Connect

Collins, Nadler Laud Senate Passage of Bipartisan Immigration Fix for Children of Military and Civil Servants

Mar 6, 2020
Press Release

WASHINGTON—Reps. Doug Collins (R-Ga.), Ranking Member of the House Judiciary Committee, and Jerrold Nadler (D-N.Y.), Chairman of the House Judiciary Committee, praised the Senate passage of H.R. 4803, the Citizenship for Children of Military Members and Civil Servants Act, bipartisan legislation introduced by the Chairman and Ranking Member that fixes a problem in current citizenship laws that makes it difficult for children born abroad—and who are residing abroad because of a parent's service commitment—to establish residency for purposes of acquiring U.S. citizenship. The bill would ease those requirements, providing peace of mind to those who have dedicated their careers to serving our country in the U.S. armed forces or in other federal government positions.

“The brave men and women serving our country overseas as part of the military or as civil servants should not have any doubts about their children's citizenship. With the passage of the Citizenship for Children of Military Members and Civil Servants Act, these families will no longer have to worry about enduring mountains of paperwork and jumping through bureaucratic hoops simply because their child was born outside the U.S. I appreciate the leadership of Chairman Nadler and Senator Isakson on this legislation, and I look forward to seeing President Trump sign this bill,” said Collins.

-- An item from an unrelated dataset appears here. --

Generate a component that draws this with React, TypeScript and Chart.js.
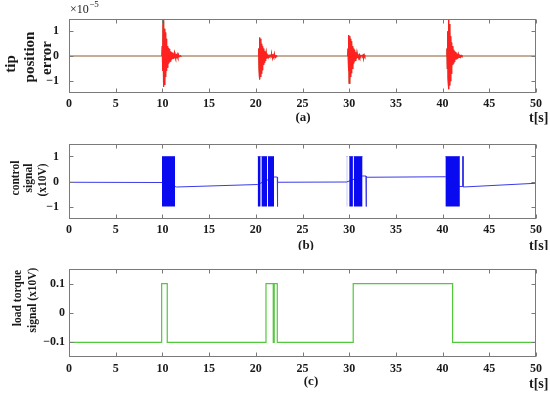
import React, { useEffect, useRef } from 'react';
import { Chart, registerables } from 'chart.js';

Chart.register(...registerables);

// ---------- tick labels ----------
const xTicks = [0, 5, 10, 15, 20, 25, 30, 35, 40, 45, 50];
const yTicksAB = [-1, 0, 1];
const yTicksC = [-0.1, 0, 0.1];

// ---------- axis titles ----------
const titleA = ['tip', 'position', 'error'];
const titleB = ['control', 'signal', '(x10V)'];
const titleC = ['load torque', 'signal (x10V)'];

// ---------- (a) tip position error (x1e-5), sampled bursts ----------
const errStep = 0.04;
const burst1Start = 9.95;
const burst1 = [0, 0.4, -0.6, 1.45, -1.25, 1.3, -1.15, 1.1, -1.0, 0.95, -0.85, 0.7, -0.6, 0.5, -0.45, 0.4, -0.35, 0.32, -0.3, 0.28, -0.25, 0.22, -0.2, 0.18, -0.17, 0.15, -0.14, 0.13, -0.12, 0.11, -0.1, 0.09, -0.08, 0.08, -0.07, 0.06, -0.05, 0.06, -0.07, 0.08, -0.07, 0.05, -0.04, 0.03, -0.03, 0.02, -0.02, 0.01, -0.01, 0.01, 0, 0];
const burst2Start = 20.27;
const burst2 = [0, 0.3, -0.5, 0.75, -0.95, 0.7, -0.85, 0.6, -0.7, 0.5, -0.55, 0.4, -0.45, 0.3, -0.35, 0.25, -0.25, 0.2, -0.18, 0.15, -0.13, 0.11, -0.1, 0.08, -0.07, 0.06, -0.05, 0.04, -0.03, 0.02, -0.02, 0.01, 0, 0.01, -0.01, 0, 0.05, -0.06, 0.07, -0.05, 0.03, -0.02, 0, 0, 0.04, -0.05, 0.04, -0.03, 0.01, 0];
const burst3Start = 29.84;
const burst3 = [0, 0.3, -0.6, 0.85, -1.1, 0.8, -1.0, 0.7, -0.85, 0.6, -0.7, 0.5, -0.5, 0.4, -0.4, 0.3, -0.3, 0.25, -0.22, 0.2, -0.18, 0.15, -0.14, 0.12, -0.1, 0.09, -0.08, 0.07, -0.06, 0.05, -0.04, 0.03, -0.03, 0.02, -0.02, 0.01, 0, 0, 0.01, 0, 0.05, -0.07, 0.08, -0.06, 0.04, -0.02, 0.01, 0];
const burst4Start = 40.43;
const burst4 = [0, 0.3, -0.5, 1.0, -0.9, 1.5, -1.35, 1.3, -1.2, 1.1, -1.0, 0.8, -0.7, 0.55, -0.5, 0.4, -0.35, 0.3, -0.28, 0.25, -0.22, 0.2, -0.18, 0.16, -0.14, 0.12, -0.11, 0.1, -0.09, 0.08, -0.07, 0.06, -0.06, 0.07, -0.06, 0.05, -0.04, 0.03, -0.02, 0.02, -0.01, 0.01, 0, 0, 0, 0, 0];

// ---------- (b) control signal (x10V) ----------
const ctrlT = [0, 9.96, 11.35, 11.5, 20.2, 21.95, 22.3, 22.3, 22.36, 29.73, 31.43, 31.8, 31.8, 31.86, 40.3, 41.85, 42.15, 42.15, 42.2, 42.2, 50];
const ctrlV = [-0.03, -0.04, -0.2, -0.22, -0.12, 0.18, 0.18, -1, -0.03, -0.02, 0.22, 0.22, -1, 0.17, 0.19, -0.2, -0.2, 1, 1, -0.22, -0.07];
// saturated switching intervals (signal oscillating between -1 and 1)
const blockStart = [9.96, 20.2, 20.6, 21.3, 29.73, 30.0, 30.48, 40.3];
const blockEnd = [11.35, 20.52, 21.22, 21.95, 29.8, 30.4, 31.43, 41.85];

// ---------- (c) load torque signal (x10V) ----------
const torqueT = [0, 9.92, 10.52, 21.09, 21.87, 21.97, 22.3, 30.43, 41.07, 50];
const torqueV = [-0.1, 0.1, -0.1, 0.1, -0.1, 0.1, -0.1, 0.1, -0.1, -0.1];

const burstPts = (start: number, vals: number[]) => vals.map((v, i) => ({ x: start + i * errStep, y: v }));
const bursts: [number, number[]][] = [
  [burst1Start, burst1],
  [burst2Start, burst2],
  [burst3Start, burst3],
  [burst4Start, burst4],
];
const errData = [{ x: 0, y: 0 }, ...bursts.flatMap(([s, v]) => burstPts(s, v)), { x: 50, y: 0 }];
const burstData = bursts.flatMap(([s, v]) => [...burstPts(s, v), { x: s + v.length * errStep, y: null as any }]);
const ctrlData = ctrlT.map((t, i) => ({ x: t, y: ctrlV[i] }));
const torqueData = torqueT.map((t, i) => ({ x: t, y: torqueV[i] }));

const SERIF = '"Liberation Serif", "DejaVu Serif", serif';
const TEXT = '#1a1a1a';
const FRAME = '#7a7a7a';

const framePlugin = {
  id: 'frame',
  afterDatasetsDraw(chart: any, _args: any, opts: any) {
    const { ctx, chartArea: a, scales } = chart;
    const xs = scales.x;
    const ys = scales.y;
    ctx.save();
    ctx.strokeStyle = FRAME;
    ctx.lineWidth = 1;
    const L = Math.round(a.left) + 0.5;
    const R = Math.round(a.right) - 0.5;
    const T = Math.round(a.top) + 0.5;
    const B = Math.round(a.bottom) - 0.5;
    ctx.strokeRect(L, T, R - L, B - T);
    ctx.beginPath();
    const tl = 4;
    xs.ticks.forEach((t: any) => {
      const px = Math.round(xs.getPixelForValue(t.value)) + 0.5;
      ctx.moveTo(px, B); ctx.lineTo(px, B - tl);
      ctx.moveTo(px, T); ctx.lineTo(px, T + tl);
    });
    ys.ticks.forEach((t: any) => {
      const py = Math.round(ys.getPixelForValue(t.value)) + 0.5;
      ctx.moveTo(L, py); ctx.lineTo(L + tl, py);
      ctx.moveTo(R, py); ctx.lineTo(R - tl, py);
    });
    ctx.stroke();

    ctx.fillStyle = TEXT;
    ctx.textBaseline = 'middle';
    ctx.font = `bold 13px ${SERIF}`;
    ctx.textAlign = 'center';
    ctx.fillText(opts.label, opts.labelX, a.bottom + opts.labelDy);
    ctx.font = `bold 14px ${SERIF}`;
    ctx.textAlign = 'left';
    ctx.fillText('t[s]', 529, a.bottom + opts.unitDy);
    if (opts.exponent) {
      ctx.font = `12px ${SERIF}`;
      ctx.fillText('\u00d710', 70, 10);
      const w = ctx.measureText('\u00d710').width;
      ctx.font = `9px ${SERIF}`;
      ctx.fillText('\u22125', 70 + w + 0.5, 5);
    }
    // rotated y-axis title lines
    ctx.font = `bold ${opts.tsize}px ${SERIF}`;
    ctx.textAlign = 'center';
    opts.title.forEach((line: string, i: number) => {
      ctx.save();
      ctx.translate(opts.tx[i], opts.ty[i]);
      ctx.rotate(-Math.PI / 2);
      ctx.fillText(line, 0, 0);
      ctx.restore();
    });
    ctx.restore();
  },
};

const fmt = (v: number) => (v === 0 ? '0' : (v < 0 ? '\u2212' : '') + String(Math.abs(v)));

function makeOptions(cfg: any) {
  return {
    animation: false,
    responsive: false,
    events: [],
    layout: { padding: { top: 19, right: 14, left: 0, bottom: 0 } },
    plugins: {
      legend: { display: false },
      tooltip: { enabled: false },
      frame: cfg.frame,
    },
    scales: {
      x: {
        type: 'linear',
        min: 0,
        max: 50,
        afterBuildTicks: (s: any) => { s.ticks = xTicks.map((v) => ({ value: v })); },
        afterFit: (s: any) => { s.height = cfg.xh; },
        grid: { display: false, drawTicks: false },
        border: { display: false },
        ticks: { font: { family: SERIF, size: 12, weight: 'bold' }, color: TEXT, padding: cfg.xpad, maxRotation: 0, autoSkip: false, callback: (v: number) => fmt(v) },
      },
      y: {
        type: 'linear',
        min: cfg.ymin,
        max: cfg.ymax,
        afterBuildTicks: (s: any) => { s.ticks = cfg.yticks.map((v: number) => ({ value: v })); },
        afterFit: (s: any) => { s.width = 69; },
        grid: { display: false, drawTicks: false },
        border: { display: false },
        ticks: { font: { family: SERIF, size: 12, weight: 'bold' }, color: TEXT, padding: cfg.ypad, callback: (v: number) => fmt(v) },
        title: { display: false },
      },
    },
  };
}

function Panel(props: { top: number; height: number; build: () => any }) {
  const ref = useRef<HTMLCanvasElement | null>(null);
  useEffect(() => {
    if (!ref.current) return;
    const chart = new Chart(ref.current, { ...props.build(), plugins: [framePlugin] });
    return () => chart.destroy();
  }, []);
  return (
    <div style={{ position: 'absolute', left: 0, top: props.top, width: 550, height: props.height }}>
      <canvas ref={ref} width={550} height={props.height} style={{ display: 'block' }} />
    </div>
  );
}

// note: in Chart.js the first dataset is painted on top
const buildA = () => ({
  type: 'line',
  data: {
    datasets: [
      { data: burstData, borderColor: '#ff2020', borderWidth: 1.2, pointRadius: 0, tension: 0, fill: false, spanGaps: false },
      { data: errData, borderColor: '#8e5a2c', borderWidth: 1.2, pointRadius: 0, tension: 0, fill: false },
    ],
  },
  options: makeOptions({
    xh: 32, xpad: 4, ymin: -1.5, ymax: 1.5, yticks: yTicksAB, ypad: 10,
    frame: {
      label: '(a)', labelX: 303, labelDy: 25, unitDy: 25, exponent: true,
      title: titleA, tsize: 15, tx: [11, 30, 47], ty: [64, 57, 58],
    },
  }),
});

const buildB = () => ({
  type: 'line',
  data: {
    datasets: [
      ...blockStart.map((s, i) => ({
        data: [{ x: s, y: 1 }, { x: blockEnd[i], y: 1 }],
        borderColor: '#0a0af0',
        borderWidth: 0.6,
        backgroundColor: '#0a0af0',
        pointRadius: 0,
        fill: { value: -1 },
      })),
      { data: ctrlData, borderColor: '#3a3ae6', borderWidth: 1, pointRadius: 0, tension: 0, fill: false },
    ],
  },
  options: makeOptions({
    xh: 31, xpad: 4, ymin: -1.5, ymax: 1.5, yticks: yTicksAB, ypad: 10,
    frame: {
      label: '(b)', labelX: 306, labelDy: 27, unitDy: 27, exponent: false,
      title: titleB, tsize: 11.5, tx: [16, 29, 43], ty: [53, 53, 55],
    },
  }),
});

const buildC = () => ({
  type: 'line',
  data: {
    datasets: [
      { data: torqueData, borderColor: '#52c83c', borderWidth: 1.2, pointRadius: 0, stepped: true, fill: false },
    ],
  },
  options: makeOptions({
    xh: 38, xpad: 5, ymin: -0.15, ymax: 0.15, yticks: yTicksC, ypad: 4,
    frame: {
      label: '(c)', labelX: 311, labelDy: 25, unitDy: 27, exponent: false,
      title: titleC, tsize: 11.5, tx: [18, 33], ty: [48, 50],
    },
  }),
});

export default function App() {
  return (
    <div style={{ position: 'absolute', left: 0, top: 0, width: 550, height: 395, background: '#fff', overflow: 'hidden' }}>
      <Panel top={0} height={125} build={buildA} />
      <Panel top={125} height={125} build={buildB} />
      <Panel top={250} height={145} build={buildC} />
    </div>
  );
}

“With today’s Senate passage of the Citizenship for Children of Military Members and Civil Servants Act, Congress has demonstrated its commitment to ensuring those who serve overseas in our U.S. armed forces and in federal government positions are able to fulfill their duties without unnecessary burdens or distractions. I want to thank Senator Duckworth for all her help in getting this bill passed, as well as Ranking Member Collins for his support, and I hope to see this important legislation signed into law,” said Nadler. 

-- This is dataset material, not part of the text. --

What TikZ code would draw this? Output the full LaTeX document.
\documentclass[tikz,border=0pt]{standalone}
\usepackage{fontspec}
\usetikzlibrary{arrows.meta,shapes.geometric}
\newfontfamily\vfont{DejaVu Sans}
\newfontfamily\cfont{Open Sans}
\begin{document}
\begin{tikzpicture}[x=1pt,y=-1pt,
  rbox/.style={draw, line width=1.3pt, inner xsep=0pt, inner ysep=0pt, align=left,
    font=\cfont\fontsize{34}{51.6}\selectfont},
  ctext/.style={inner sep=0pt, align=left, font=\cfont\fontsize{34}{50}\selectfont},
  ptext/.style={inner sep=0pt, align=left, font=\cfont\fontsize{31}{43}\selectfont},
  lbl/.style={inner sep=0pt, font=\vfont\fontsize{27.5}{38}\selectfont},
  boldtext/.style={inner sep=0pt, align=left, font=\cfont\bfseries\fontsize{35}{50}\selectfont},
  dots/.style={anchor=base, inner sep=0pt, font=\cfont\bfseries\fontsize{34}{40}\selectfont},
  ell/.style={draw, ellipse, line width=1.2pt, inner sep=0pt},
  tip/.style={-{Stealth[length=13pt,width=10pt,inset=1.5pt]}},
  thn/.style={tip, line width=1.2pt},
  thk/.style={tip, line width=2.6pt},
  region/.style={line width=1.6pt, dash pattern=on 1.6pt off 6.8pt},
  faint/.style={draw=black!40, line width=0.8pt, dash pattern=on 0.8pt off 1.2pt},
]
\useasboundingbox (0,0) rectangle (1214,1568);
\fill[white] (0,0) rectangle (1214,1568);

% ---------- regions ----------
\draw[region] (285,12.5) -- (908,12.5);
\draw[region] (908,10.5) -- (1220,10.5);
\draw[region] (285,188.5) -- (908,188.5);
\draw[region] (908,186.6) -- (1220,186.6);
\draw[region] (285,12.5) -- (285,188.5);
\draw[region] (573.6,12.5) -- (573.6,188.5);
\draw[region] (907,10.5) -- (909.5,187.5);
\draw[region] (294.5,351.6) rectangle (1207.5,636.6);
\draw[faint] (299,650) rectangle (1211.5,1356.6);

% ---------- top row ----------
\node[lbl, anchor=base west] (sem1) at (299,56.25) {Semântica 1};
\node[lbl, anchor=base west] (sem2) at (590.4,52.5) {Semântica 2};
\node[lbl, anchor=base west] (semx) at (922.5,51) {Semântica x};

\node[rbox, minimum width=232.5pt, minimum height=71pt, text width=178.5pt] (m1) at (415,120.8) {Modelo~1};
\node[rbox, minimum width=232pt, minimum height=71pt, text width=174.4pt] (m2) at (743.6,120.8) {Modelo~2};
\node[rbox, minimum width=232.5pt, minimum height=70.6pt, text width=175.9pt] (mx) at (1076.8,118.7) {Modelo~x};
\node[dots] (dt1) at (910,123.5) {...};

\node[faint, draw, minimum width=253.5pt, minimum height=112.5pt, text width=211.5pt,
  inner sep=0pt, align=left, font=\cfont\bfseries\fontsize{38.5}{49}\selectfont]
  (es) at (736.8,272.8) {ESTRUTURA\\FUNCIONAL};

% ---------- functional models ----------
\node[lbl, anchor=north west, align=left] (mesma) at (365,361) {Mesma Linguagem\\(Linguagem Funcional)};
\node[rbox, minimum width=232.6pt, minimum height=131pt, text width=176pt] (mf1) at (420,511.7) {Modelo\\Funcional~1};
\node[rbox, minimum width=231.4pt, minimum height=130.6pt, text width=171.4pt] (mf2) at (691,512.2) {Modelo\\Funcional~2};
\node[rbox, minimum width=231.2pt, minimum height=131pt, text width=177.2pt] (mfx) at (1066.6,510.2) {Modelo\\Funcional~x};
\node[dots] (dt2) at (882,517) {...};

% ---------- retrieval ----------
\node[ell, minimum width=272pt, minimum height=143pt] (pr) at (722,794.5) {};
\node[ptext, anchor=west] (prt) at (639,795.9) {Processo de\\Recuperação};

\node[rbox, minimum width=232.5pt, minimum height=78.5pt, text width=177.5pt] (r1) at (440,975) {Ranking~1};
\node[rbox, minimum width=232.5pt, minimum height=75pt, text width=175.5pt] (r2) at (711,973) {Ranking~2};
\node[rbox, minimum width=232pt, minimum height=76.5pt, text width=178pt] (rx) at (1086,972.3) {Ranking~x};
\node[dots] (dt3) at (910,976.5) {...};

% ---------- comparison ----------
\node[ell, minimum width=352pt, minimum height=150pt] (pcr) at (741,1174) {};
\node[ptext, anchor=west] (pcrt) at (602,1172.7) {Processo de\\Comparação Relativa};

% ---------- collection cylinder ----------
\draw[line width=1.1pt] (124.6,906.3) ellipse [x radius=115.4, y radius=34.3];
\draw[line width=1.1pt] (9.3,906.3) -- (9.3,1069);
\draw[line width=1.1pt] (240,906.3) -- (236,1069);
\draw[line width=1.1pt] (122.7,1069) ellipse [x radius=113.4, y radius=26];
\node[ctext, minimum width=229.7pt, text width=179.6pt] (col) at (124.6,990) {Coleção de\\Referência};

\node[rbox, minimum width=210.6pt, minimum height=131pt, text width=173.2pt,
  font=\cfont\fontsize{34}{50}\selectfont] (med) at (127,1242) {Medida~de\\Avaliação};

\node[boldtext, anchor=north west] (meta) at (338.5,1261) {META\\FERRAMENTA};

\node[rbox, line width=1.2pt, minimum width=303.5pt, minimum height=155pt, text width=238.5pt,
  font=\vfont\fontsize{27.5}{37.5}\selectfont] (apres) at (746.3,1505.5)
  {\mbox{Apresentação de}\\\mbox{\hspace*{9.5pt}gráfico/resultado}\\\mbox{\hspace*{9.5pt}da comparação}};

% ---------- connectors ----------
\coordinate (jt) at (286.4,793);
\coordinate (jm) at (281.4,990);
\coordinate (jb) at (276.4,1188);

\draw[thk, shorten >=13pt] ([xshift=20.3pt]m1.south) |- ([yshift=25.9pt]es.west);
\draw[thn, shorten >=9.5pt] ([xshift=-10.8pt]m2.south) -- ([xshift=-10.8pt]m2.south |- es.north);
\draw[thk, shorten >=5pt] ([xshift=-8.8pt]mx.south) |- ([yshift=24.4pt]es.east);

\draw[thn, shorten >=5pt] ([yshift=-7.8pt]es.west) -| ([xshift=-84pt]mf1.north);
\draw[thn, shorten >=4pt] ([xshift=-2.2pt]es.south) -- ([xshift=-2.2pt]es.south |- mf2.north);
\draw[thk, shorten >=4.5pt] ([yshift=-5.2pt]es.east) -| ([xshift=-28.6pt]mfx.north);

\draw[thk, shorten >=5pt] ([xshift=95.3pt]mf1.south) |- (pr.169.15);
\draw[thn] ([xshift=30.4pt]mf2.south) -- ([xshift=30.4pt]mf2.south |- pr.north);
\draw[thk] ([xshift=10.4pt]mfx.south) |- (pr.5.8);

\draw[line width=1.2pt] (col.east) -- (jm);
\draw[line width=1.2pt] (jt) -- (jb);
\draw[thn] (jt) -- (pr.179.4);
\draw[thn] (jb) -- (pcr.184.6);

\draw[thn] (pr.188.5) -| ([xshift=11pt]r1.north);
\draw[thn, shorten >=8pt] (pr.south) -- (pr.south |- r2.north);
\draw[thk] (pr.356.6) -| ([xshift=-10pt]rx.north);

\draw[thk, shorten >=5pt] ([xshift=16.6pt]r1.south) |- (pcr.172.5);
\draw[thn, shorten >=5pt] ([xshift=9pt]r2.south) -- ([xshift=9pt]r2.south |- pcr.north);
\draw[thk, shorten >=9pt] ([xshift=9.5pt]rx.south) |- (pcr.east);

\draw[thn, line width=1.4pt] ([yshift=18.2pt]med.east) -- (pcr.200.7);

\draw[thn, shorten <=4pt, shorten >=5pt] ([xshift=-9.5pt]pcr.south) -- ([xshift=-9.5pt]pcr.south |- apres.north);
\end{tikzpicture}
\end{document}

Under the Immigration and Nationality Act, certain children who did not derive citizenship at birth will automatically acquire citizenship when certain conditions are met, including that they reside in the United States in the legal and physical custody of a citizen parent. This bill would ensure that children of U.S. Armed Forces members and U.S. Government personnel are not disadvantaged merely because their parents’ service to our country requires them to be deployed abroad. The Citizenship for Children of Military Members and Civil Servants Act would make a technical change to Section 320 to clarify that these children satisfy the residency requirement even while abroad.